Kuala Lumpur’s challenge is different. The city competes less on aspiration and more on cost and improving business connectivity. Premium travelers whose primary purpose is business rather than leisure experience a growing number of direct routes into KL that reduce the need for a Singapore connection. The Petronas Towers corridor has attracted enough multinational presence that some regional HQs, particularly in financial services and technology, have considered KL as a viable alternative to Singapore’s cost base. That conversation directly affects the business traveler who drove a significant part of Singapore’s premium hotel occupancy.

The analysis of [why SEA’s premium travel market remains structurally underserved](28. lifestyle-travel-sea-premium-market.md) showed that supply in the luxury segment across the region has been adding capacity. What that means for Singapore is that the relative scarcity that made it the default choice is diminishing as other cities build up.

What Singapore Has That Is Hard to Replicate

The contestability argument should not be overstated. Singapore retains structural advantages that Bangkok and KL cannot close in a short timeline.

The visa environment for wealthy travelers from China and India, both significant and growing source markets for luxury travel across SEA, remains meaningfully more accessible in Singapore than in several competing markets. The business infrastructure that brings high-net-worth individuals and their advisors to Singapore for wealth management, corporate governance, and family office activity generates a traveler category that is not primarily motivated by leisure appeal and that competes on a different axis than the standard luxury tourism benchmark. The Privilege Press review of how the Hong Kong to Singapore capital shift is reshaping professional and wealth travel patterns is relevant context for understanding how deeply Singapore’s travel market is linked to its financial services position.

The safety positioning and political stability that underpin Singapore’s appeal to international travelers also compounds in ways that are harder to build than a terminal extension.
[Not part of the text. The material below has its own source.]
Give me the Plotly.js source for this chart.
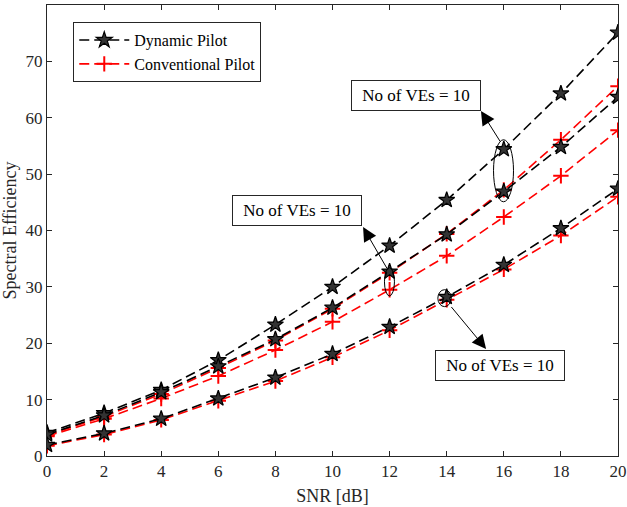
<!DOCTYPE html>
<html>
<head>
<meta charset="utf-8">
<script src="https://cdn.plot.ly/plotly-3.0.1.min.js"></script>
<style>html,body{margin:0;padding:0;background:#fff;}#chart{width:627px;height:507px;}</style>
</head>
<body>
<div id="chart"></div>
<script>
const snr = [0, 2, 4, 6, 8, 10, 12, 14, 16, 18, 20];
const dynamic1 = [4.1, 7.6, 11.7, 17.0, 23.3, 30.0, 37.3, 45.4, 54.4, 64.3, 75.1];
const dynamic2 = [3.8, 7.2, 11.3, 15.9, 20.7, 26.3, 32.7, 39.3, 46.9, 54.8, 63.7];
const dynamic3 = [1.95, 4.0, 6.6, 10.2, 13.9, 18.1, 22.9, 28.2, 33.9, 40.4, 47.4];
const conventional1 = [3.7, 7.0, 11.0, 15.6, 20.5, 26.1, 32.5, 39.4, 47.2, 56.1, 65.6];
const conventional2 = [3.5, 6.6, 10.2, 14.2, 18.8, 23.8, 29.5, 35.5, 42.4, 49.7, 57.8];
const conventional3 = [1.8, 3.8, 6.4, 9.8, 13.3, 17.5, 22.3, 27.7, 33.1, 39.1, 46.0];
const seriesNames = ['Dynamic Pilot', 'Conventional Pilot'];
const annotText = 'No of VEs = 10';
const xTicks = [0, 2, 4, 6, 8, 10, 12, 14, 16, 18, 20];
const yTicks = [0, 10, 20, 30, 40, 50, 60, 70, 80];

const serif = 'Liberation Serif';
const dashPat = '10px,5px';

function dyn(y, show) {
  return {
    x: snr, y: y, type: 'scatter', mode: 'lines+markers',
    name: seriesNames[0], legendgroup: 'd', showlegend: show,
    line: {color: '#000', width: 1.6, dash: dashPat},
    marker: {symbol: 'star', size: 12, color: '#333', line: {color: '#000', width: 1.2}}
  };
}
function conv(y, show) {
  return {
    x: snr, y: y, type: 'scatter', mode: 'lines+markers',
    name: seriesNames[1], legendgroup: 'c', showlegend: show,
    line: {color: '#ff0000', width: 1.6, dash: dashPat},
    marker: {symbol: 'cross-thin', size: 11, color: '#ff0000', line: {color: '#ff0000', width: 2}}
  };
}

const data = [
  conv(conventional1, false), conv(conventional2, true), conv(conventional3, false),
  dyn(dynamic1, true), dyn(dynamic2, false), dyn(dynamic3, false)
];

function box(x, y) {
  return {x: x, y: y, xref: 'x', yref: 'y', text: annotText, showarrow: false,
    font: {family: serif, size: 17, color: '#000'},
    bgcolor: '#fff', bordercolor: '#262626', borderwidth: 1, borderpad: 5,
    width: 118, height: 19};
}
function arrow(tx, ty, hx, hy) {
  return {x: hx, y: hy, ax: tx, ay: ty, xref: 'x', yref: 'y', axref: 'x', ayref: 'y',
    text: '', showarrow: true, arrowhead: 2, arrowsize: 2.8, arrowwidth: 1, arrowcolor: '#000'};
}
function ell(x0, x1, y0, y1) {
  return {type: 'circle', xref: 'x', yref: 'y', x0: x0, x1: x1, y0: y0, y1: y1,
    line: {color: '#000', width: 1}};
}

const layout = {
  width: 627, height: 507,
  margin: {l: 47, r: 9, t: 5, b: 51},
  paper_bgcolor: '#fff', plot_bgcolor: '#fff',
  font: {family: serif, size: 16, color: '#262626'},
  showlegend: true,
  legend: {x: 0.046, y: 0.962, xanchor: 'left', yanchor: 'top', bgcolor: '#fff',
    bordercolor: '#262626', borderwidth: 1, font: {family: serif, size: 16, color: '#000'},
    traceorder: 'reversed', tracegroupgap: 0, itemwidth: 50},
  xaxis: {range: [0, 20], tickvals: xTicks, ticktext: xTicks.map(String), ticks: 'inside', ticklen: 5,
    tickcolor: '#262626', showline: true, linecolor: '#262626', linewidth: 1, mirror: 'ticks',
    showgrid: false, zeroline: false, tickfont: {family: serif, size: 17, color: '#262626'},
    title: {text: 'SNR [dB]', font: {family: serif, size: 18, color: '#262626'}, standoff: 8}},
  yaxis: {range: [0, 80], tickvals: yTicks, ticktext: yTicks.map(String), ticks: 'inside', ticklen: 5,
    tickcolor: '#262626', showline: true, linecolor: '#262626', linewidth: 1, mirror: 'ticks',
    showgrid: false, zeroline: false, tickfont: {family: serif, size: 17, color: '#262626'},
    title: {text: 'Spectral Efficiency', font: {family: serif, size: 18, color: '#262626'}, standoff: 6}},
  shapes: [
    ell(15.64, 16.34, 45.1, 56.1),
    ell(11.82, 12.17, 28.4, 33.4),
    ell(13.69, 14.16, 26.5, 29.5)
  ],
  annotations: [
    box(12.92, 64.0),
    box(8.75, 43.6),
    box(15.88, 16.07),
    arrow(15.91, 55.5, 15.2, 61.2),
    arrow(11.94, 33.0, 11.07, 40.6),
    arrow(14.12, 26.7, 15.38, 19.0)
  ]
};

Plotly.newPlot('chart', data, layout, {displayModeBar: false, staticPlot: true});
</script>
</body>
</html>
These are reputational assets that accumulate over decades and depreciate slowly.

The Strategic Question

Whether Singapore’s premium travel positioning will be overtaken in the near term is not the interesting question. The trajectory is not heading there. The relevant question is whether it is actively defending its lead with the same intensity that built it, or whether institutional confidence in the strength of the existing position is creating some complacency about the investments needed to maintain it.

The travelers reorienting toward Bangkok or routing directly to their destination rather than stopping in Singapore are not making loud announcements about the decision. The premium traveler defection, when it happens, tends to be quiet and cumulative. As the Privilege Press analysis of how Asia’s business travel recovery is revealing shifts in traveler behavior noted, the most significant changes in how the region’s travelers move are often visible in the routing data before they show up in the destination narrative. Singapore’s hub lead is real. The trajectory of that lead deserves the same attention as its current size.